Because of Bruce Lee’s iconic status within popular culture there has been a wealth of material produced about him since his death. The problem lies in trying to determine what is relevant, genuine information and what is hearsay and cant. To put not too fine a point on it, there is a entire market dedicated to peddling bullshit about the man. So I was suitably sceptical about the new documentary I am Bruce Lee when it was announced last year. However, Shannon Lee was an executive producer and the film was officially sanctioned by the Lee estate, so therefore there was some potential scope for a new insight.
From my perspective the results are somewhat varied. I am Bruce Lee covers a lot of familiar ground initially, referencing his youth in Hong Kong, his “legendary” fights and his move to the US and frustration with the film and TV industry. It is concise, but hardly new. It also glosses over certain facts pertaining to his marriage and family life. There is also a vary broad selection of talking heads, offering their take on the man, his skills and philosophy. Some are edifying and others are not so. However, what is highlighted is the influence that Bruce Lee had and continues to have with a broad spectrum of people. Particularly musicians and performing artists, as well as those dedicated to martial arts. His ethnicity also seems to play a key role, through personifying him as the “outsider” to the perceived establishment.
Where I think I am Bruce Lee specifically fails is with regard to his impact upon mixed martial arts in the US. Not being an expert myself, I was confronted with differing opinions and not really given any clear insight about whether one or the other was right. If the overall point was that the debate was still ongoing, then even that was lost in the general white noise from both camps. Yet this aspect of the documentary was a stark contrast to the philosophical exploration of Bruce Lee. For me this was the best part of the proceedings, as it portrayed him as a genuine thinker and artist across many disciplines. He was a keen believer in adapting and assimilating knowledge, skills and processes that could be beneficial to all aspects of his life. His musing on simply being human were quite scholarly.
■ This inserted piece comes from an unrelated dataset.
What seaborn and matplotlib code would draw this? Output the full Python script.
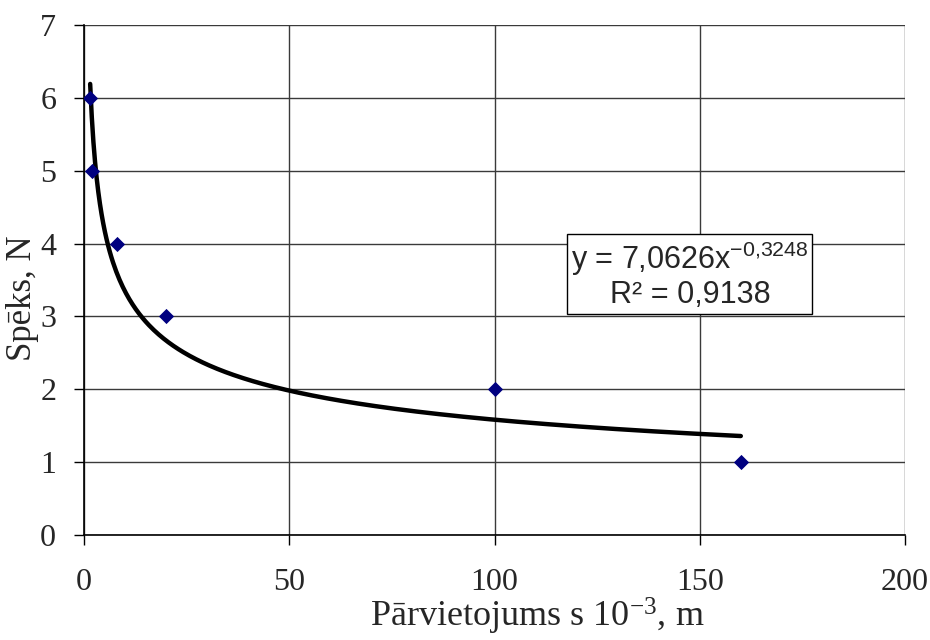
import numpy as np
import pandas as pd
import matplotlib
matplotlib.use("Agg")
import matplotlib.pyplot as plt
import seaborn as sns

# measured points: displacement (x 10^-3 m) and force (N)
displacement = [1.5, 2, 8, 20, 100, 160]
force = [6, 5, 4, 3, 2, 1]

x_ticks = [0, 50, 100, 150, 200]
y_ticks = [0, 1, 2, 3, 4, 5, 6, 7]

x_label = "Pārvietojums s 10$\\mathregular{^{-3}}$, m"
y_label = "Spēks, N"

sns.set_style("white")
plt.rcParams["font.family"] = ["Liberation Serif", "DejaVu Serif"]

df = pd.DataFrame({"s": displacement, "F": force})

# power trendline, fitted in log-log space like a spreadsheet does
b, ln_a = np.polyfit(np.log(df["s"]), np.log(df["F"]), 1)
a = np.exp(ln_a)
pred = ln_a + b * np.log(df["s"])
ss_res = np.sum((np.log(df["F"]) - pred) ** 2)
ss_tot = np.sum((np.log(df["F"]) - np.log(df["F"]).mean()) ** 2)
r2 = 1 - ss_res / ss_tot

s_fit = np.linspace(min(displacement), max(displacement), 400)
trend = pd.DataFrame({"s": s_fit, "F": a * s_fit ** b})

fig = plt.figure(figsize=(9.3, 6.4), dpi=100)
ax = fig.add_axes([84 / 930, 105 / 640, 821 / 930, 510 / 640])

sns.lineplot(data=trend, x="s", y="F", ax=ax, color="black", lw=3.2,
             sort=False, estimator=None, zorder=3)
sns.scatterplot(data=df, x="s", y="F", ax=ax, marker="D", s=60,
                color="#000080", edgecolor="#000080", linewidth=0, zorder=4)

ax.set_xlim(0, 200)
ax.set_ylim(0, 7)
ax.set_xticks(x_ticks)
ax.set_yticks(y_ticks)
ax.grid(True, color="#3a3a3a", lw=1.0)
ax.set_axisbelow(True)

for side in ["top", "right"]:
    ax.spines[side].set_visible(False)
for side in ["left", "bottom"]:
    ax.spines[side].set_color("black")
    ax.spines[side].set_linewidth(1.2)

ax.tick_params(axis="y", direction="out", length=7, width=1, color="black",
               pad=13, labelsize=23, left=True)
ax.tick_params(axis="x", direction="out", length=7, width=1, color="black",
               pad=17, labelsize=23, bottom=True)

ax.set_xlabel("")
ax.set_ylabel("")
fig.text(537 / 930, 0.004, x_label, ha="center", va="bottom", fontsize=26)
fig.text(0.024, 0.534, y_label, ha="center", va="center", rotation=90,
         fontsize=25)


def comma(v, math=False):
    txt = f"{v:.4f}".replace(".", ",")
    return txt.replace(",", "{,}") if math else txt


eq = (f"y = {comma(a)}x$\\mathregular{{^{{{comma(b, True)}}}}}$\n"
      f"R² = {comma(r2)}")
ax.text(147.6, 3.57, eq, ha="center", va="center", fontsize=22,
        family=["Liberation Sans", "DejaVu Sans"], linespacing=1.1,
        zorder=5,
        bbox=dict(boxstyle="square,pad=0.12", facecolor="white",
                  edgecolor="black", lw=1))

fig.savefig("out.png", dpi=100)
Overall I am Bruce Lee is possibly a good starting point for those who are interested in the man. It certainly is not the definitive exploration of the legend, but it may well inspire people to look further. It does confirm through a wealth of vintage interviews and home video footage that Bruce Lee had an inherent star quality and was a deep thinker as well as a superb martial artist. His words still speak clearly for themselves today and there really is no requirement for further testimony to this affect from Mickey Rourke and a host of other curiously chosen pundits.